§ **GIVEN EXERCISE**: Only the lines from the start of the data to the line containing "0.304, 0.309, 0.316];", both included, should be output, exactly and without pictures.

§ **EXTRACTED MATERIAL**:

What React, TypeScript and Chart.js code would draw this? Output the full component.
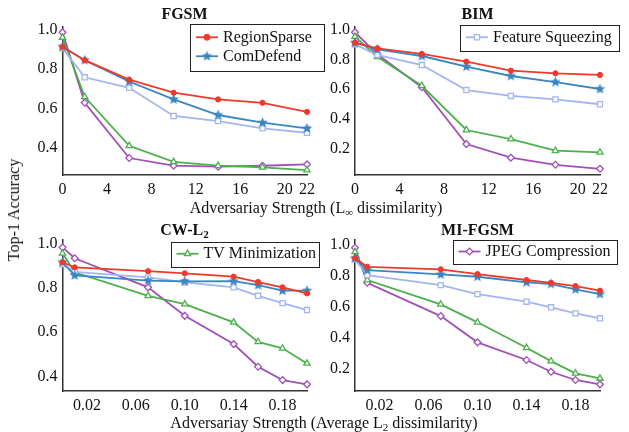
import React, { useEffect, useRef } from 'react';
import { Chart, registerables } from 'chart.js';
import { drawPoint } from 'chart.js/helpers';

Chart.register(...registerables);

const FONT = '"Liberation Serif", "Times New Roman", serif';

// ---------- data ----------
const seriesNames = ['RegionSparse', 'ComDefend', 'Feature Squeezing', 'TV Minimization', 'JPEG Compression'];

const linfX = [0, 2, 6, 10, 14, 18, 22];
const l2X = [0, 0.01, 0.07, 0.1, 0.14, 0.16, 0.18, 0.2];
const linfTicks = [0, 4, 8, 12, 16, 20, 22];
const l2Ticks = [0.02, 0.06, 0.1, 0.14, 0.18];
const yTicksHigh = [0.4, 0.6, 0.8, 1.0];
const yTicksLow = [0.2, 0.4, 0.6, 0.8, 1.0];

// FGSM
const fgsmRegionSparse = [0.912, 0.844, 0.745, 0.679, 0.645, 0.628, 0.582];
const fgsmComDefend = [0.912, 0.844, 0.736, 0.645, 0.566, 0.527, 0.498];
const fgsmFeatureSqueezing = [0.905, 0.757, 0.704, 0.561, 0.535, 0.498, 0.476];
const fgsmTV = [0.959, 0.658, 0.41, 0.329, 0.309, 0.301, 0.287];
const fgsmJPEG = [0.985, 0.628, 0.348, 0.309, 0.304, 0.309, 0.316];

// BIM
const bimRegionSparse = [0.914, 0.876, 0.838, 0.786, 0.725, 0.707, 0.696];
const bimComDefend = [0.914, 0.869, 0.824, 0.752, 0.689, 0.648, 0.601];
const bimFeatureSqueezing = [0.903, 0.831, 0.763, 0.594, 0.554, 0.531, 0.498];
const bimTV = [0.955, 0.819, 0.623, 0.324, 0.263, 0.184, 0.173];
const bimJPEG = [0.984, 0.836, 0.613, 0.229, 0.137, 0.089, 0.062];

// CW-L2
const cwRegionSparse = [0.915, 0.892, 0.875, 0.865, 0.85, 0.826, 0.802, 0.775];
const cwComDefend = [0.915, 0.856, 0.832, 0.829, 0.83, 0.812, 0.787, 0.787];
const cwFeatureSqueezing = [0.906, 0.872, 0.847, 0.825, 0.802, 0.764, 0.731, 0.7];
const cwTV = [0.955, 0.87, 0.764, 0.727, 0.645, 0.557, 0.528, 0.46];
const cwJPEG = [0.982, 0.933, 0.802, 0.674, 0.547, 0.445, 0.385, 0.366];

// MI-FGSM
const miRegionSparse = [0.91, 0.855, 0.839, 0.808, 0.77, 0.752, 0.731, 0.701];
const miComDefend = [0.91, 0.834, 0.806, 0.791, 0.755, 0.744, 0.71, 0.679];
const miFeatureSqueezing = [0.903, 0.802, 0.737, 0.679, 0.63, 0.594, 0.555, 0.523];
const miTV = [0.952, 0.77, 0.613, 0.497, 0.333, 0.247, 0.168, 0.135];
const miJPEG = [0.978, 0.752, 0.537, 0.368, 0.254, 0.178, 0.125, 0.097];

// ---------- styles ----------
const lineColors = ['#ee3a2c', '#3a86c2', '#a3b5f2', '#4cb04c', '#a250b8'];
const pointRadii = [2.6, 0, 3.6, 3.6, 3.4];

function makeStar(color: string, r: number) {
  const size = Math.ceil(r * 2 + 2);
  const c = document.createElement('canvas');
  c.width = size;
  c.height = size;
  const ctx = c.getContext('2d')!;
  const cx = size / 2, cy = size / 2;
  ctx.beginPath();
  for (let i = 0; i < 10; i++) {
    const rad = i % 2 === 0 ? r : r * 0.45;
    const a = -Math.PI / 2 + (i * Math.PI) / 5;
    const px = cx + rad * Math.cos(a);
    const py = cy + rad * Math.sin(a);
    if (i === 0) ctx.moveTo(px, py); else ctx.lineTo(px, py);
  }
  ctx.closePath();
  ctx.fillStyle = color;
  ctx.fill();
  return c;
}

type Area = { left: number; right: number; top: number; bottom: number };
type Panel = {
  x: number[];
  series: number[][];
  xTicks: number[];
  xDec: number;
  xMin: number;
  xMax: number;
  yTicks: number[];
  yMin: number;
  yMax: number;
  area: Area;
  legend: { items: number[]; x: number; y: number; w: number; h: number };
};

const panels: Panel[] = [
  {
    x: linfX,
    series: [fgsmRegionSparse, fgsmComDefend, fgsmFeatureSqueezing, fgsmTV, fgsmJPEG],
    xTicks: linfTicks, xDec: 0, xMin: 0, xMax: 22,
    yTicks: yTicksHigh, yMin: 0.262, yMax: 1.012,
    area: { left: 62.5, right: 307, top: 27, bottom: 175 },
    legend: { items: [0, 1], x: 190, y: 23.5, w: 133.5, h: 46.5 },
  },
  {
    x: linfX,
    series: [bimRegionSparse, bimComDefend, bimFeatureSqueezing, bimTV, bimJPEG],
    xTicks: linfTicks, xDec: 0, xMin: 0, xMax: 22,
    yTicks: yTicksLow, yMin: 0.02, yMax: 1.02,
    area: { left: 355, right: 600, top: 27, bottom: 175 },
    legend: { items: [2], x: 460, y: 24.5, w: 159, h: 25.5 },
  },
  {
    x: l2X,
    series: [cwRegionSparse, cwComDefend, cwFeatureSqueezing, cwTV, cwJPEG],
    xTicks: l2Ticks, xDec: 2, xMin: 0, xMax: 0.2,
    yTicks: yTicksHigh, yMin: 0.336, yMax: 1.015,
    area: { left: 62.5, right: 307, top: 240, bottom: 391 },
    legend: { items: [3], x: 170.5, y: 241.5, w: 147.5, h: 24.5 },
  },
  {
    x: l2X,
    series: [miRegionSparse, miComDefend, miFeatureSqueezing, miTV, miJPEG],
    xTicks: l2Ticks, xDec: 2, xMin: 0, xMax: 0.2,
    yTicks: yTicksLow, yMin: 0.054, yMax: 1.028,
    area: { left: 355, right: 600, top: 240, bottom: 391 },
    legend: { items: [4], x: 452.5, y: 239.5, w: 163.5, h: 24 },
  },
];

const W = 629;
const H = 432;

function makeLegendPlugin(cfg: Panel['legend']) {
  return {
    id: 'boxLegend',
    afterDraw(chart: any) {
      const ctx = chart.ctx as CanvasRenderingContext2D;
      const { x, y, w, h, items } = cfg;
      ctx.save();
      ctx.fillStyle = '#ffffff';
      ctx.fillRect(x, y, w, h);
      ctx.strokeStyle = '#222';
      ctx.lineWidth = 1;
      ctx.strokeRect(Math.round(x) + 0.5, Math.round(y) + 0.5, Math.round(w), Math.round(h));
      const rowH = 19;
      const first = y + (h - items.length * rowH) / 2 + rowH / 2;
      items.forEach((di, k) => {
        const ds = chart.data.datasets[di];
        const cy = first + k * rowH;
        const x0 = x + 6;
        const x1 = x + 28;
        ctx.strokeStyle = ds.borderColor;
        ctx.lineWidth = 1.8;
        ctx.beginPath();
        ctx.moveTo(x0, cy);
        ctx.lineTo(x1, cy);
        ctx.stroke();
        ctx.fillStyle = ds.pointBackgroundColor;
        ctx.strokeStyle = ds.borderColor;
        ctx.lineWidth = ds.pointBorderWidth;
        drawPoint(ctx, { pointStyle: ds.pointStyle, radius: Math.max(ds.pointRadius, 3), rotation: 0, borderWidth: ds.pointBorderWidth } as any, (x0 + x1) / 2, cy);
        ctx.fillStyle = '#111';
        ctx.font = `16px ${FONT}`;
        ctx.textBaseline = 'middle';
        ctx.textAlign = 'left';
        ctx.fillText(ds.label, x + 33, cy + 0.5);
      });
      ctx.restore();
    },
  };
}

function buildChart(canvas: HTMLCanvasElement, p: Panel, star: HTMLCanvasElement) {
  const yW = 40;
  const xH = 30;
  const styles: any[] = ['circle', star, 'rect', 'triangle', 'rectRot'];
  const fills = [lineColors[0], lineColors[1], '#ffffff', '#ffffff', '#ffffff'];
  const datasets = p.series.map((ys, i) => ({
    label: seriesNames[i],
    data: p.x.map((xv, j) => ({ x: xv, y: ys[j] })),
    borderColor: lineColors[i],
    backgroundColor: fills[i],
    pointBackgroundColor: fills[i],
    pointBorderColor: lineColors[i],
    pointBorderWidth: i < 2 ? 1 : 1.3,
    pointStyle: styles[i],
    pointRadius: i === 1 ? 5 : pointRadii[i],
    borderWidth: 1.8,
    tension: 0,
    clip: false as any,
  }));
  return new Chart(canvas, {
    type: 'line',
    data: { datasets },
    options: {
      responsive: false,
      animation: false,
      devicePixelRatio: 1,
      events: [],
      layout: {
        padding: {
          left: p.area.left - yW,
          right: W - p.area.right,
          top: p.area.top,
          bottom: H - p.area.bottom - xH,
        },
      },
      plugins: { legend: { display: false }, tooltip: { enabled: false }, title: { display: false } },
      scales: {
        x: {
          type: 'linear',
          min: p.xMin,
          max: p.xMax,
          afterFit: (s: any) => { s.height = xH; },
          afterBuildTicks: (s: any) => { s.ticks = p.xTicks.map((v) => ({ value: v })); },
          ticks: {
            autoSkip: false,
            maxRotation: 0,
            padding: 5,
            color: '#111',
            font: { family: FONT, size: 16 },
            callback: (v: any) => Number(v).toFixed(p.xDec),
          },
          grid: { display: false, drawTicks: false },
          border: { display: true, color: '#333', width: 1.5 },
        },
        y: {
          type: 'linear',
          min: p.yMin,
          max: p.yMax,
          afterFit: (s: any) => { s.width = yW; },
          afterBuildTicks: (s: any) => { s.ticks = p.yTicks.map((v) => ({ value: v })); },
          ticks: {
            padding: 5,
            color: '#111',
            font: { family: FONT, size: 16 },
            callback: (v: any) => Number(v).toFixed(1),
          },
          grid: { display: false, drawTicks: false },
          border: { display: true, color: '#333', width: 1.5 },
        },
      },
    },
    plugins: [makeLegendPlugin(p.legend)],
  } as any);
}

const textBase: React.CSSProperties = {
  position: 'absolute',
  fontFamily: FONT,
  fontSize: 16,
  lineHeight: 1,
  whiteSpace: 'nowrap',
  color: '#111',
  transform: 'translate(-50%, -50%)',
};

const subStyle: React.CSSProperties = {
  fontSize: 11,
  verticalAlign: 'baseline',
  position: 'relative',
  top: 3,
};

export default function App() {
  const refs = [useRef<HTMLCanvasElement>(null), useRef<HTMLCanvasElement>(null), useRef<HTMLCanvasElement>(null), useRef<HTMLCanvasElement>(null)];

  useEffect(() => {
    const star = makeStar(lineColors[1], 5.5);
    const charts = panels.map((p, i) => buildChart(refs[i].current!, p, star));
    return () => charts.forEach((c) => c.destroy());
  }, []);

  return (
    <div style={{ position: 'absolute', left: 0, top: 0, width: W, height: H, background: '#fff', overflow: 'hidden' }}>
      {refs.map((r, i) => (
        <canvas key={i} ref={r} width={W} height={H} style={{ position: 'absolute', left: 0, top: 0, width: W, height: H }} />
      ))}
      <div style={{ ...textBase, left: 184.5, top: 14, fontWeight: 'bold' }}>FGSM</div>
      <div style={{ ...textBase, left: 477.5, top: 14, fontWeight: 'bold' }}>BIM</div>
      <div style={{ ...textBase, left: 184.5, top: 230, fontWeight: 'bold' }}>
        CW-L<span style={subStyle}>2</span>
      </div>
      <div style={{ ...textBase, left: 477.5, top: 230, fontWeight: 'bold' }}>MI-FGSM</div>
      <div style={{ ...textBase, left: 316, top: 208 }}>
        Adversariay Strength (L<span style={subStyle}>∞</span> dissimilarity)
      </div>
      <div style={{ ...textBase, left: 324, top: 423 }}>
        Adversariay Strength (Average L<span style={subStyle}>2</span> dissimilarity)
      </div>
      <div style={{ ...textBase, left: 14, top: 210, transform: 'translate(-50%, -50%) rotate(-90deg)' }}>
        Top-1 Accuracy
      </div>
    </div>
  );
}
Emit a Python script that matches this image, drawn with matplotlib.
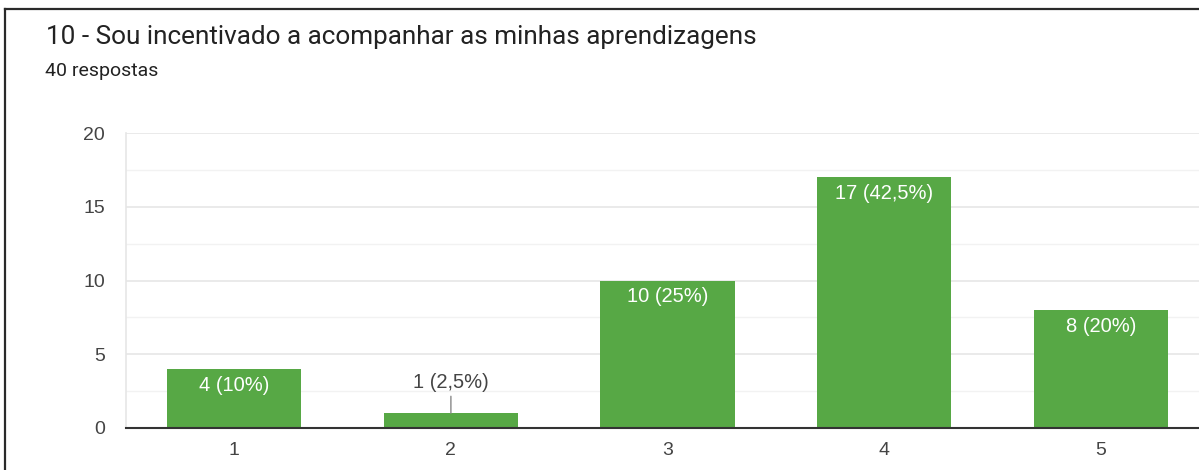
import matplotlib.pyplot as plt
from matplotlib.lines import Line2D

TITLE = "10 - Sou incentivado a acompanhar as minhas aprendizagens"
SUBTITLE = "40 respostas"
CATEGORIES = ["1", "2", "3", "4", "5"]
COUNTS = [4, 1, 10, 17, 8]
LABELS = ["4 (10%)", "1 (2,5%)", "10 (25%)", "17 (42,5%)", "8 (20%)"]
YTICKS = [0, 5, 10, 15, 20]

GREEN = '#57a845'
TEXT = '#222222'
AXISTEXT = '#444444'
CHARTFONT = ['Liberation Sans', 'DejaVu Sans']


def main():
    plt.rcParams['font.family'] = ['Roboto', 'DejaVu Sans']

    fig = plt.figure(figsize=(11.99, 4.70), dpi=100)
    fig.patch.set_facecolor('white')

    # card border (left and top visible, the rest is cropped)
    fig.add_artist(Line2D([4.5 / 1199, 4.5 / 1199], [0, 1 - 9 / 470],
                          transform=fig.transFigure, color='#2a2a2a', lw=1.6))
    fig.add_artist(Line2D([4.5 / 1199, 1], [1 - 9 / 470, 1 - 9 / 470],
                          transform=fig.transFigure, color='#2a2a2a', lw=1.6))

    fig.text(46 / 1199, 1 - 37 / 470, TITLE, fontsize=18.8, color=TEXT, va='center')
    fig.text(45 / 1199, 1 - 71 / 470, SUBTITLE, fontsize=14, color=TEXT, va='center')

    ax = fig.add_axes([126 / 1199, 1 - 428 / 470, 1083 / 1199, 295 / 470])
    x = list(range(1, len(CATEGORIES) + 1))
    ax.bar(x, COUNTS, width=0.62, color=GREEN, zorder=3)

    ax.set_xlim(0.5, 5.5)
    ax.set_ylim(0, 20)
    ax.set_xticks(x)
    ax.set_xticklabels(CATEGORIES, family=CHARTFONT)
    ax.set_yticks(YTICKS)
    ax.set_yticklabels([str(v) for v in YTICKS], family=CHARTFONT)
    ax.set_yticks([2.5, 7.5, 12.5, 17.5], minor=True)
    ax.tick_params(axis='both', which='both', length=0, labelsize=14, colors=AXISTEXT)
    ax.tick_params(axis='y', pad=15)
    ax.tick_params(axis='x', pad=10)
    ax.grid(axis='y', which='major', color='#e6e6e6', lw=1.2, zorder=0)
    ax.grid(axis='y', which='minor', color='#f2f2f2', lw=1.0, zorder=0)

    for side in ['top', 'right']:
        ax.spines[side].set_visible(False)
    ax.spines['left'].set_color('#e6e6e6')
    ax.spines['left'].set_linewidth(1.2)
    ax.spines['bottom'].set_color('#333333')
    ax.spines['bottom'].set_linewidth(1.5)
    ax.spines['bottom'].set_zorder(4)

    for xi, count, label in zip(x, COUNTS, LABELS):
        if count >= 3:
            ax.annotate(label, (xi, count), xytext=(0, -5), textcoords='offset points',
                        ha='center', va='top', color='white', fontsize=14.5,
                        family=CHARTFONT, zorder=5)
        else:
            ax.annotate(label, (xi, count), xytext=(0, 22), textcoords='offset points',
                        ha='center', va='center', color=AXISTEXT, fontsize=14.5,
                        family=CHARTFONT, zorder=5)
            ax.annotate('', (xi, count), xytext=(xi, count + 1.15),
                        arrowprops=dict(arrowstyle='-', color='#888888', lw=1.0,
                                        shrinkA=0, shrinkB=0), zorder=5)

    plt.savefig('out.png', dpi=100)


if __name__ == '__main__':
    main()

§ **ANSWER BELOW**:
What React, TypeScript and Chart.js code would draw this? Output the full component.
import React, { useEffect, useRef } from 'react';
import { Chart, registerables } from 'chart.js';
import { drawPoint } from 'chart.js/helpers';

Chart.register(...registerables);

const FONT = '"Liberation Serif", "Times New Roman", serif';

// ---------- data ----------
const seriesNames = ['RegionSparse', 'ComDefend', 'Feature Squeezing', 'TV Minimization', 'JPEG Compression'];

const linfX = [0, 2, 6, 10, 14, 18, 22];
const l2X = [0, 0.01, 0.07, 0.1, 0.14, 0.16, 0.18, 0.2];
const linfTicks = [0, 4, 8, 12, 16, 20, 22];
const l2Ticks = [0.02, 0.06, 0.1, 0.14, 0.18];
const yTicksHigh = [0.4, 0.6, 0.8, 1.0];
const yTicksLow = [0.2, 0.4, 0.6, 0.8, 1.0];

// FGSM
const fgsmRegionSparse = [0.912, 0.844, 0.745, 0.679, 0.645, 0.628, 0.582];
const fgsmComDefend = [0.912, 0.844, 0.736, 0.645, 0.566, 0.527, 0.498];
const fgsmFeatureSqueezing = [0.905, 0.757, 0.704, 0.561, 0.535, 0.498, 0.476];
const fgsmTV = [0.959, 0.658, 0.41, 0.329, 0.309, 0.301, 0.287];
const fgsmJPEG = [0.985, 0.628, 0.348, 0.309, 0.304, 0.309, 0.316];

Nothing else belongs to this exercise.